"When people see that Thomas Jefferson's on the ballot, half will think I'm committed to the Libertarian Party, and the other half will probably think I should be committed," Jefferson tells The Topeka Capital-Journal.
Jefferson was born in Abilene, Kansas, home of the Dwight D. Eisenhower Presidential Library and Museum. His LinkedIn profile states that he is an "independent computer hardware professional," while his YouTube page includes a stand-up-comedy audition for the Kathouse in Manhattan, Kansas. Another video, on a second YouTube profile (jtalbert1968), asserts that he has an IQ of 146 and is a "blend of raw sex appeal and awesomeness," as part of a talk about his commitment to be a "quirky inventor." His Twitter profile has been dormant since last October, when he reached out to Occupy Wichita and identified himself as a candidate for Congress, one of eight total tweets.

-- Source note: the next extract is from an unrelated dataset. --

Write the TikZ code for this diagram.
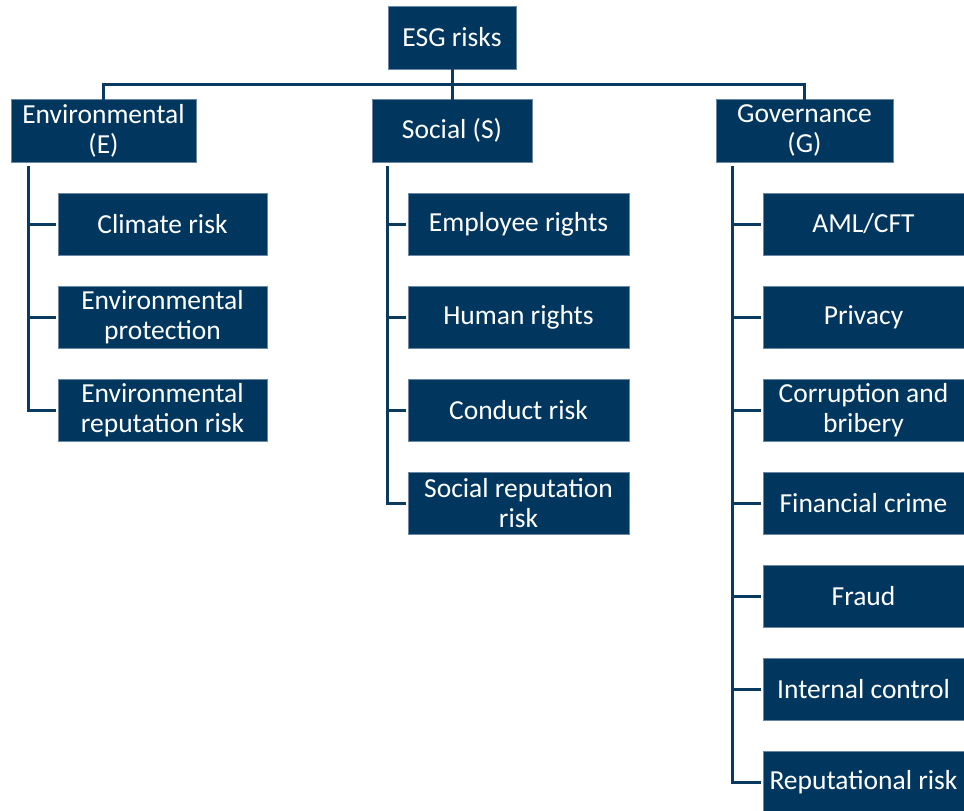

Despite his status as an amateur comedian, Talbert assured the Capital-Journal that this was not a joke but an earnest attempt to call attention to his political platform.
According to his campaign site, the name change is part of a goal "to launch the Thomas Jefferson Project — which is an effort to end gridlock due to party differences by introducing the concept of voting for the person, not the party." As part of that project, Jefferson 2.0 wants to push for a return to the gold standard, enact a 12-year term limit for both houses of Congress, ensure full disclosure of campaign contributions, and encourage voters to consider candidates on the issues rather than by party affiliation.
He explains his stances on core issues on the site. While Jefferson doesn't personally support same-sex marriage, he believes Americans should have the right to marry regardless of sexual orientation. He applies the same methodology to abortion, contending that the government shouldn't legislate morality.
Jefferson has to hope that this dead president story ends better than Abraham Lincoln's return to the theater. Abraham Lincoln: Vampire Hunter has grossed just $36.4 million at the U.S. box office, and the movie cost $69 million to make.